Question

What is the difference between the chain rule and the power rule? Are they simply different forms of each other?

Answer 1

Hint: We first describe the basics of chain rule and the power rule with the use of general form. Then we use examples to understand the concept better.

Complete step by step solution:
The power rule is for only one function. We can take general form of power rule as $p\left( x \right)={{x}^{n}}$ and we get the derivative in the form of \[\dfrac{d}{dx}\left( {{x}^{n}} \right)=n{{x}^{n-1}}\] .
On the other hand, chain rule is about how derivatives of composite functions work. We can take general form of chain rule as $f\left( x \right)=goh\left( x \right)$
Differentiating $f\left( x \right)=goh\left( x \right)$, we get
 \[\dfrac{d}{dx}\left[ f\left( x \right) \right] =\dfrac{d}{dx}\left[ goh\left( x \right) \right] =\dfrac{d}{d\left[ h\left( x \right) \right] }\left[ goh\left( x \right) \right] \times \dfrac{d\left[ h\left( x \right) \right] }{dx}={{g}^{'}}\left[ h\left( x \right) \right] {{h}^{'}}\left( x \right)\] .
Now we take examples to understand the concept better.
For power rule we take $p\left( x \right)={{x}^{3}}$ and we get the derivative as \[{{p}^{'}}\left( x \right)=\dfrac{d}{dx}\left( {{x}^{3}} \right)=3{{x}^{2}}\] .
For the chain rule we take a composite function where the main function is $g\left( x \right)=\sin x$ and the other function is $h\left( x \right)={{x}^{3}}$.
We have $goh\left( x \right)=g\left( {{x}^{3}} \right)=\sin {{x}^{3}}$. We take this as ours $f\left( x \right)=\sin \left( {{x}^{3}} \right)$.
The chain rule allows us to differentiate with respect to the function $h\left( x \right)$ instead of $x$ and after that we need to take the differentiated form of $h\left( x \right)$ with respect to $x$.
For the function $f\left( x \right)=\sin \left( {{x}^{3}} \right)$, we take differentiation of $f\left( x \right)=\sin \left( {{x}^{3}} \right)$ with respect to the function $h\left( x \right)={{x}^{3}}$ instead of $x$ and after that we need to take the differentiated form of $h\left( x \right)={{x}^{3}}$ with respect to $x$.
We know that differentiation of $g\left( x \right)=\sin x$ is ${{g}^{'}}\left( x \right)=\cos x$ and differentiation of $h\left( x \right)={{x}^{3}}$ is \[{{h}^{'}}\left( x \right)=3{{x}^{2}}\] . We apply the formula of \[\dfrac{d}{dx}\left( {{x}^{n}} \right)=n{{x}^{n-1}}\] .
 \[\Rightarrow \dfrac{d}{dx}\left[ f\left( x \right) \right] =\dfrac{d}{d\left[ {{x}^{3}} \right] }\left[ \sin \left( {{x}^{3}} \right) \right] \times \dfrac{d\left[ {{x}^{3}} \right] }{dx}=3{{x}^{2}}\cos {{x}^{3}}\]
Therefore, differentiation of $\sin \left( {{x}^{3}} \right)$ is \[3{{x}^{2}}\cos {{x}^{3}}\] .
So, chain rule and the power rule aren’t simply different forms of each other.

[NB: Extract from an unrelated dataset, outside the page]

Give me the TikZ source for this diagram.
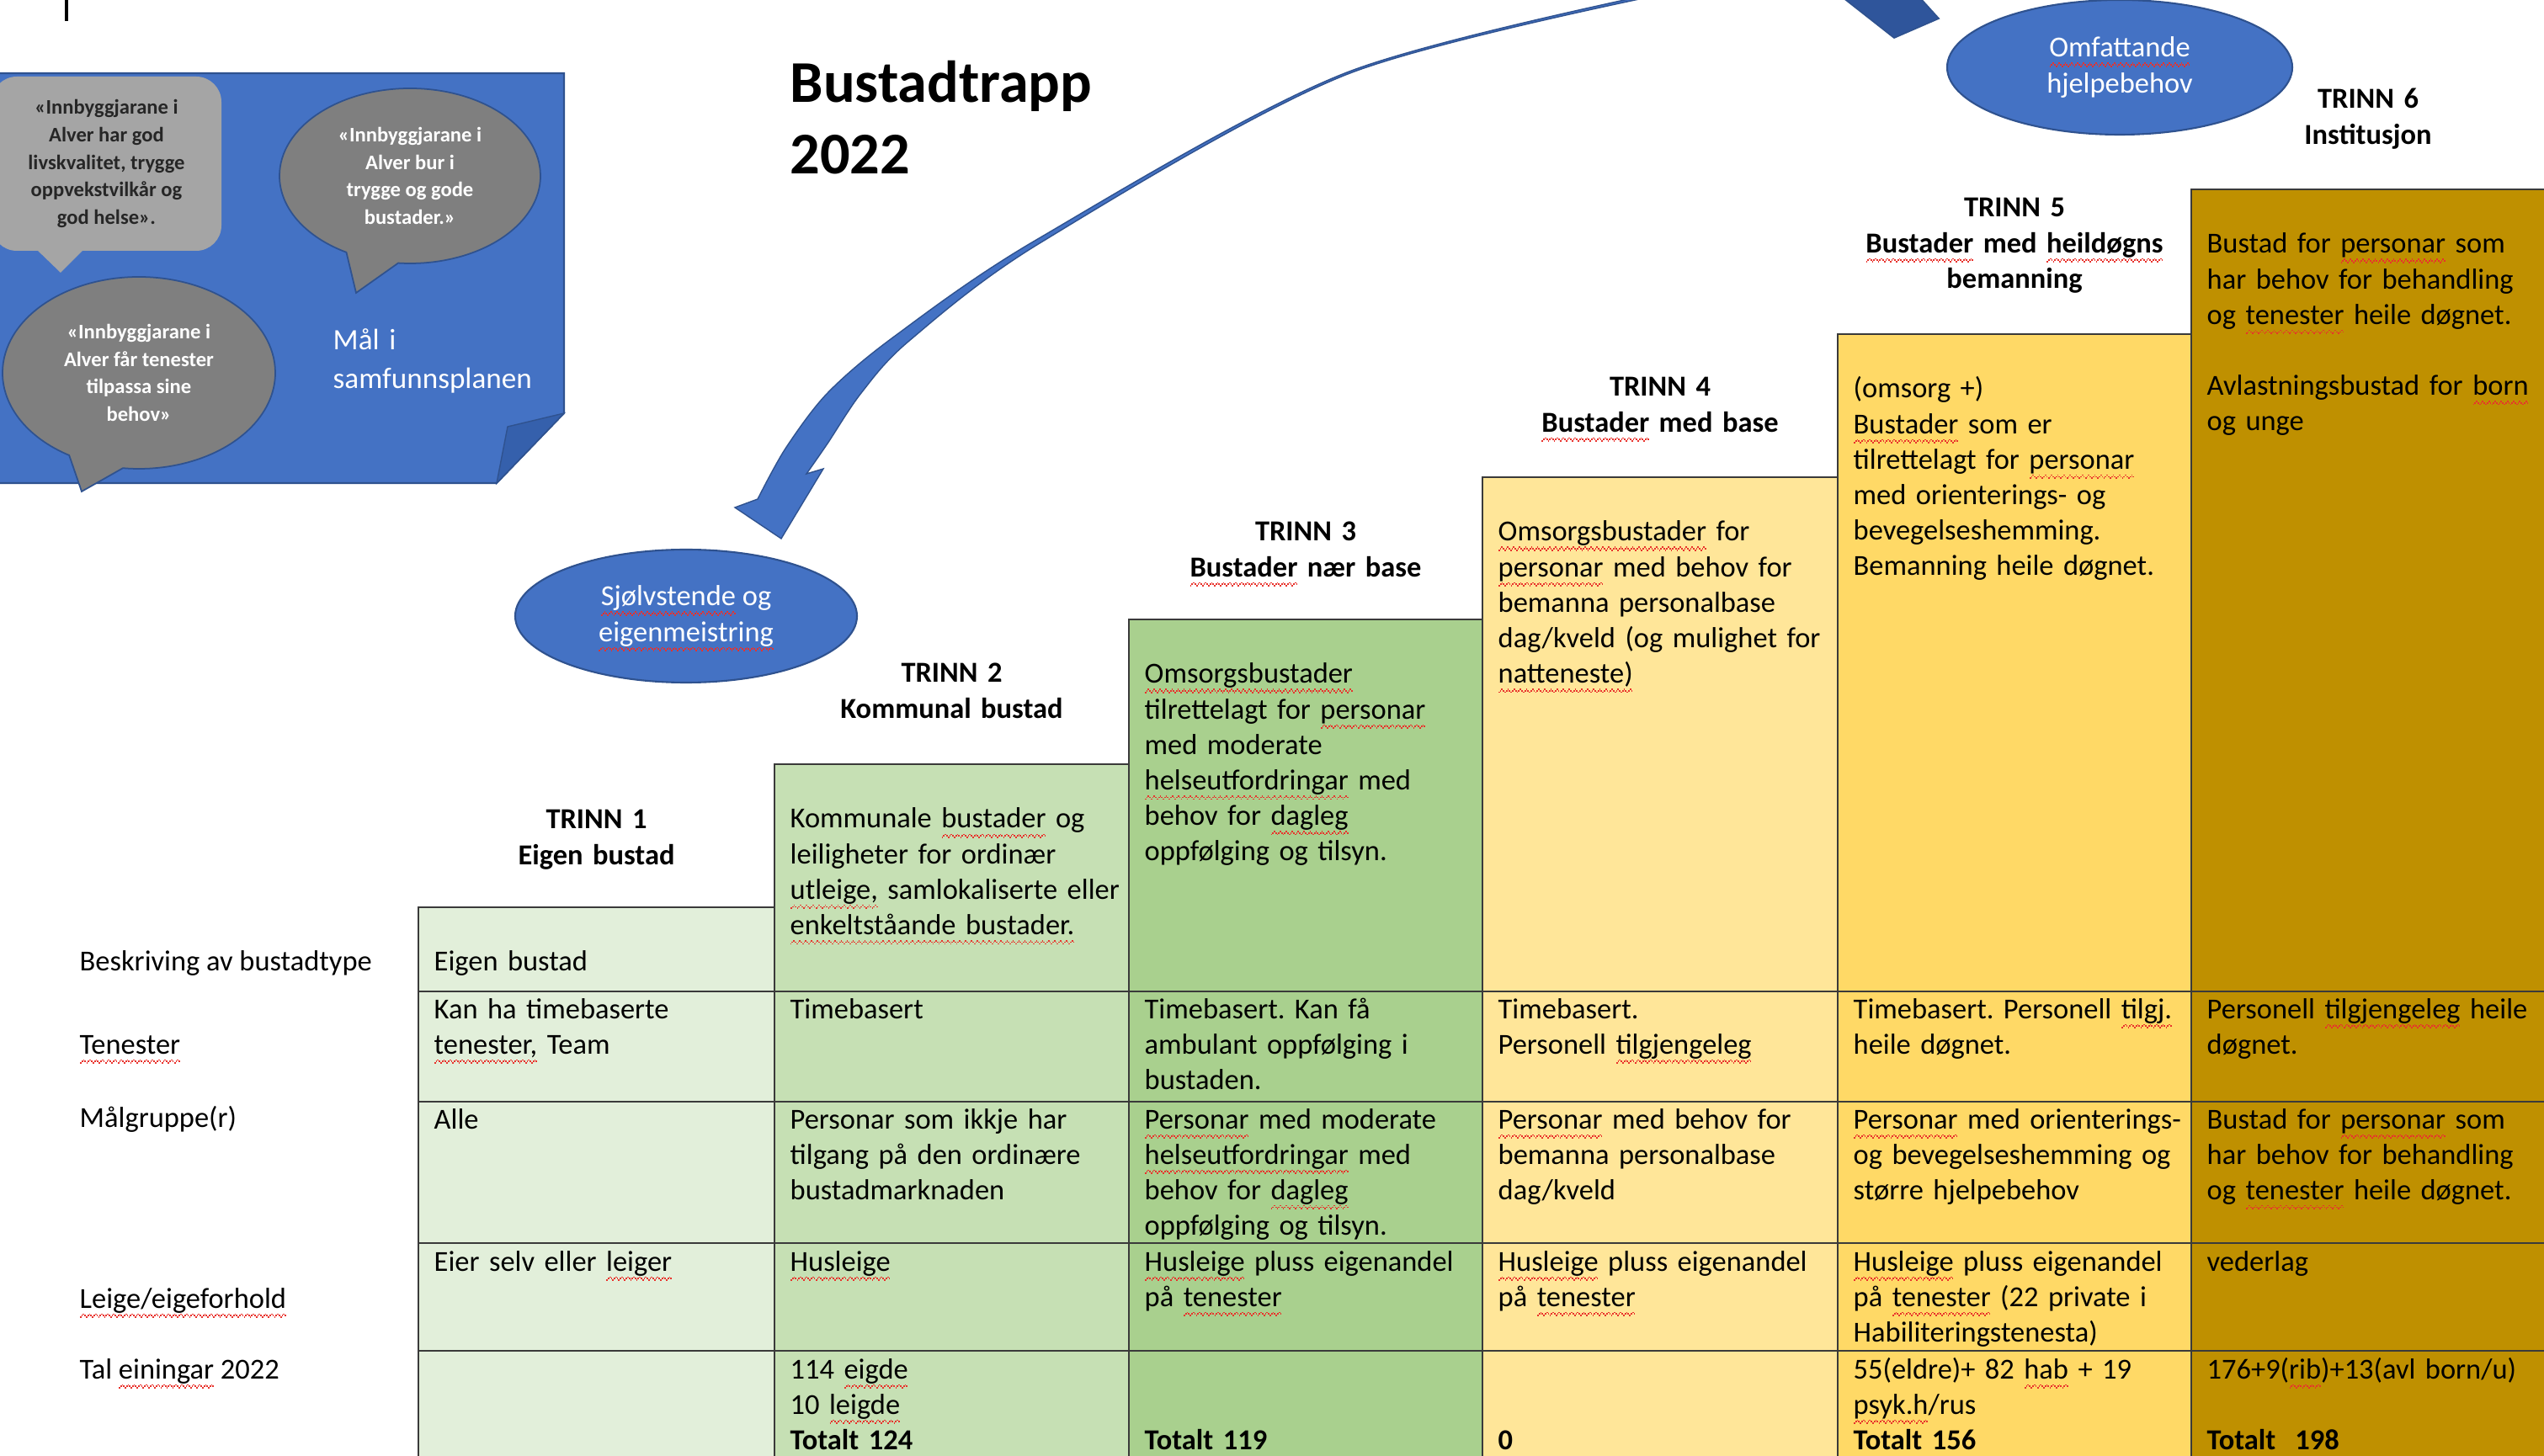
\documentclass[tikz,border=0pt]{standalone}
\usepackage{fontspec}
\setmainfont{Carlito}
\usetikzlibrary{shapes.geometric,shapes.callouts}

\definecolor{boxblue}{HTML}{4472C4}
\definecolor{edgeblue}{HTML}{2F528F}
\definecolor{folddark}{HTML}{3560AC}
\definecolor{taildark}{HTML}{2F559B}
\definecolor{bubblegrey}{HTML}{7F7F7F}
\definecolor{bubblelight}{HTML}{A5A5A5}
\definecolor{linegrey}{HTML}{3A3A3A}
\definecolor{squig}{HTML}{E8322C}
\definecolor{trinnA}{HTML}{E2EFDA}
\definecolor{trinnB}{HTML}{C6E0B4}
\definecolor{trinnC}{HTML}{A9D08E}
\definecolor{trinnD}{HTML}{FFE699}
\definecolor{trinnE}{HTML}{FFD966}
\definecolor{trinnF}{HTML}{BF9000}

\frenchspacing
\newsavebox\spellbox
\newcommand\spellwave{\hbox{{\color{squig}\rule[-3.3pt]{0.5pt}{0.45pt}\rule[-2.8pt]{0.5pt}{0.45pt}%
  \rule[-2.3pt]{0.5pt}{0.45pt}\rule[-2.8pt]{0.5pt}{0.45pt}}}}
\newcommand\spellmark[1]{\sbox\spellbox{#1}\leavevmode
  \rlap{\smash{\hbox to \wd\spellbox{\xleaders\spellwave\hfill}}}\usebox\spellbox}
\newcommand\cellfont{\fontsize{9.8}{12}\selectfont}
\newcommand\bubblefont{\fontsize{7}{9.3}\selectfont\bfseries}
\newcommand\titlefont{\fontsize{20}{24}\selectfont\bfseries}

\begin{document}
\begin{tikzpicture}[
    cell/.style={anchor=base west,inner sep=0pt,text width=4.05cm,align=left,font=\cellfont},
    trinnhead/.style={anchor=base,inner sep=0pt,text width=4.2cm,align=center,font=\cellfont\bfseries},
    rowlabel/.style={anchor=base west,inner sep=0pt,font=\cellfont},
    goal/.style={ellipse callout,fill=bubblegrey,draw=edgeblue,line width=0.5pt,text=white,
      font=\bubblefont,align=center,inner sep=0pt,callout pointer arc=24},
    trinnoval/.style={ellipse,fill=boxblue,draw=edgeblue,line width=0.6pt,text=white,
      font=\cellfont,align=center,inner sep=0pt},
    tablerule/.style={draw=linegrey,line width=0.8pt}]
      \useasboundingbox (0,0) rectangle (30.22,-17.30);
      \clip (0,0) rectangle (30.22,-17.30);
      \draw[line width=1pt] (0.79,0.05) -- (0.79,-0.25);

      \filldraw[fill=boxblue,draw=edgeblue,line width=0.6pt] (-0.1,-0.87) -- (6.70,-0.87)
        -- (6.70,-4.91) -- (5.90,-5.74) -- (-0.1,-5.74) -- cycle;
      \filldraw[fill=folddark,draw=edgeblue,line width=0.4pt] (6.70,-4.91) -- (6.03,-5.07)
        -- (5.90,-5.74) -- cycle;
      \node[fill=bubblelight,rounded corners=0.3cm,minimum width=2.73cm,minimum height=2.07cm,
        inner sep=0pt,font=\bubblefont,text=black!85,align=center] (goal1) at (1.265,-1.945)
        {«Innbyggjarane i\\Alver har god\\livskvalitet, trygge\\oppvekstvilkår og\\god helse».};
      \fill[bubblelight] (0.43,-2.96) -- (0.72,-3.24) -- (1.00,-2.96) -- cycle;
      \node[goal,minimum width=3.10cm,minimum height=2.08cm,callout absolute pointer={(4.23,-3.48)}]
        (goal2) at (4.87,-2.09) {«Innbyggjarane i\\Alver bur i\\trygge og gode\\bustader.»};
      \node[goal,minimum width=3.24cm,minimum height=2.28cm,callout absolute pointer={(0.97,-5.84)}]
        (goal3) at (1.65,-4.43) {«Innbyggjarane i\\Alver får tenester\\tilpassa sine\\behov»};
      \node[anchor=base west,inner sep=0pt,text width=3cm,align=left,
        font=\fontsize{10}{13}\selectfont,text=white] (maalplan) at (3.95,-4.16) {Mål i\\samfunnsplanen};

      \node[anchor=base west,inner sep=0pt,font=\titlefont] (title) at (9.38,-1.22) {Bustadtrapp};
      \node[anchor=base west,inner sep=0pt,font=\titlefont] (titleyear) at (9.38,-2.07) {2022};

      \filldraw[fill=boxblue,draw=edgeblue,line width=0.4pt]
        plot[smooth,tension=0.5] coordinates {(20.10,0.17) (16.00,-0.86) (12.31,-2.85)
          (10.62,-4.00) (9.83,-4.67) (9.33,-5.33) (9.00,-5.93)}
        -- (8.73,-6.03) -- (9.28,-6.40) -- (9.78,-5.57)
        -- plot[smooth,tension=0.5] coordinates {(9.58,-5.63) (9.83,-5.27) (10.23,-4.67)
          (10.80,-4.05) (12.35,-2.89) (16.01,-0.88) (20.10,0.14)}
        -- cycle;
      \filldraw[fill=taildark,draw=edgeblue,line width=0.5pt] (21.80,0.10) -- (22.50,-0.45)
        -- (23.03,-0.22) -- (22.74,0.10) -- cycle;
      \node[trinnoval,minimum width=4.06cm,minimum height=1.58cm] (sjolv) at (8.15,-7.32)
        {\spellmark{Sjølvstende} og\\\spellmark{eigenmeistring}};
      \node[trinnoval,minimum width=4.10cm,minimum height=1.60cm] (omfatt) at (25.18,-0.80)
        {\spellmark{Omfattande}\\hjelpebehov};

      \filldraw[fill=trinnA,tablerule] (4.97,-10.78) rectangle (9.20,-17.40);
      \filldraw[fill=trinnB,tablerule] (9.20,-9.08) rectangle (13.41,-17.40);
      \filldraw[fill=trinnC,tablerule] (13.41,-7.36) rectangle (17.61,-17.40);
      \filldraw[fill=trinnD,tablerule] (17.61,-5.67) rectangle (21.83,-17.40);
      \filldraw[fill=trinnE,tablerule] (21.83,-3.97) rectangle (26.03,-17.40);
      \filldraw[fill=trinnF,tablerule] (26.03,-2.25) rectangle (30.40,-17.40);
      \draw[tablerule] (4.97,-11.78) -- (30.40,-11.78);
      \draw[tablerule] (4.97,-13.09) -- (30.40,-13.09);
      \draw[tablerule] (4.97,-14.77) -- (30.40,-14.77);
      \draw[tablerule] (4.97,-16.05) -- (30.40,-16.05);

      \node[trinnhead] (trinn1) at (7.085,-9.85) {TRINN 1\\Eigen bustad};
      \node[trinnhead] (trinn2) at (11.305,-8.11) {TRINN 2\\Kommunal bustad};
      \node[trinnhead] (trinn3) at (15.51,-6.43) {TRINN 3\\\spellmark{Bustader} nær base};
      \node[trinnhead] (trinn4) at (19.72,-4.71) {TRINN 4\\\spellmark{Bustader} med base};
      \node[trinnhead] (trinn5) at (23.93,-2.58)
        {TRINN 5\\\spellmark{Bustader} med \spellmark{heildøgns}\\bemanning};
      \node[trinnhead] (trinn6) at (28.13,-1.29) {TRINN 6\\Institusjon};

      \node[rowlabel] (lbltype) at (0.94,-11.54) {Beskriving av bustadtype};
      \node[rowlabel] (lblserv) at (0.94,-12.52) {\spellmark{Tenester}};
      \node[rowlabel] (lbltarget) at (0.94,-13.39) {Målgruppe(r)};
      \node[rowlabel] (lblrent) at (0.94,-15.54) {\spellmark{Leige/eigeforhold}};
      \node[rowlabel] (lblcount) at (0.94,-16.38) {Tal \spellmark{einingar} 2022};

      \node[cell] (type1) at (5.15,-11.54) {Eigen bustad};
      \node[cell] (type2) at (9.38,-9.84) {Kommunale \spellmark{bustader} og\\leiligheter for ordinær\\
        \spellmark{utleige,} samlokaliserte eller\\\spellmark{enkeltståande bustader.}};
      \node[cell] (type3) at (13.59,-8.12) {\spellmark{Omsorgsbustader}\\tilrettelagt for \spellmark{personar}\\
        med moderate\\\spellmark{helseutfordringar} med\\behov for \spellmark{dagleg}\\oppfølging og tilsyn.};
      \node[cell] (type4) at (17.79,-6.43) {\spellmark{Omsorgsbustader} for\\\spellmark{personar} med behov for\\
        bemanna personalbase\\dag/kveld (og mulighet for\\\spellmark{natteneste)}};
      \node[cell] (type5) at (22.01,-4.73) {(omsorg +)\\\spellmark{Bustader} som er\\
        tilrettelagt for \spellmark{personar}\\med orienterings- og\\bevegelseshemming.\\Bemanning heile døgnet.};
      \node[cell] (type6) at (26.21,-3.01) {Bustad for \spellmark{personar} som\\har behov for behandling\\
        og \spellmark{tenester} heile døgnet.\\[12pt]Avlastningsbustad for \spellmark{born}\\og unge};

      \node[cell] (serv1) at (5.15,-12.10) {Kan ha timebaserte\\\spellmark{tenester,} Team};
      \node[cell] (serv2) at (9.38,-12.10) {Timebasert};
      \node[cell] (serv3) at (13.59,-12.10) {Timebasert. Kan få\\ambulant oppfølging i\\bustaden.};
      \node[cell] (serv4) at (17.79,-12.10) {Timebasert.\\Personell \spellmark{tilgjengeleg}};
      \node[cell] (serv5) at (22.01,-12.10) {Timebasert. Personell \spellmark{tilgj.}\\heile døgnet.};
      \node[cell] (serv6) at (26.21,-12.10) {Personell \spellmark{tilgjengeleg} heile\\døgnet.};

      \node[cell] (target1) at (5.15,-13.41) {Alle};
      \node[cell] (target2) at (9.38,-13.41) {Personar som ikkje har\\tilgang på den ordinære\\bustadmarknaden};
      \node[cell] (target3) at (13.59,-13.41) {\spellmark{Personar} med moderate\\
        \spellmark{helseutfordringar} med\\behov for \spellmark{dagleg}\\oppfølging og tilsyn.};
      \node[cell] (target4) at (17.79,-13.41) {\spellmark{Personar} med behov for\\bemanna personalbase\\dag/kveld};
      \node[cell] (target5) at (22.01,-13.41) {\spellmark{Personar} med orienterings-\\
        og bevegelseshemming og\\større hjelpebehov};
      \node[cell] (target6) at (26.21,-13.41) {Bustad for \spellmark{personar} som\\har behov for behandling\\
        og \spellmark{tenester} heile døgnet.};

      \node[cell] (rent1) at (5.15,-15.10) {Eier selv eller \spellmark{leiger}};
      \node[cell] (rent2) at (9.38,-15.10) {\spellmark{Husleige}};
      \node[cell] (rent3) at (13.59,-15.10) {\spellmark{Husleige} pluss eigenandel\\på \spellmark{tenester}};
      \node[cell] (rent4) at (17.79,-15.10) {\spellmark{Husleige} pluss eigenandel\\på \spellmark{tenester}};
      \node[cell] (rent5) at (22.01,-15.10) {\spellmark{Husleige} pluss eigenandel\\
        på \spellmark{tenester} (22 private i\\Habiliteringstenesta)};
      \node[cell] (rent6) at (26.21,-15.10) {vederlag};

      \node[cell] (count2) at (9.38,-16.38) {114 \spellmark{eigde}\\10 \spellmark{leigde}\\\textbf{Totalt 124}};
      \node[cell] (count3) at (13.59,-17.22) {\textbf{Totalt 119}};
      \node[cell] (count4) at (17.79,-17.22) {\textbf{0}};
      \node[cell] (count5) at (22.01,-16.38) {55(eldre)+ 82 \spellmark{hab} + 19\\\spellmark{psyk.h}/rus\\
        \textbf{Totalt 156}};
      \node[cell] (count6) at (26.21,-16.38) {176+9(\spellmark{rib})+13(avl born/u)\\[12pt]
        \textbf{Totalt\ \ 198}};
\end{tikzpicture}
\end{document}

Note: We need remember that in the chain rule \[\dfrac{d}{d\left[ h\left( x \right) \right] }\left[ goh\left( x \right) \right] \times \dfrac{d\left[ h\left( x \right) \right] }{dx}\] , we aren’t cancelling out the part \[d\left[ h\left( x \right) \right] \] . Canceling the base differentiation is never possible. It’s just a notation to understand the function which is used as a base to differentiate.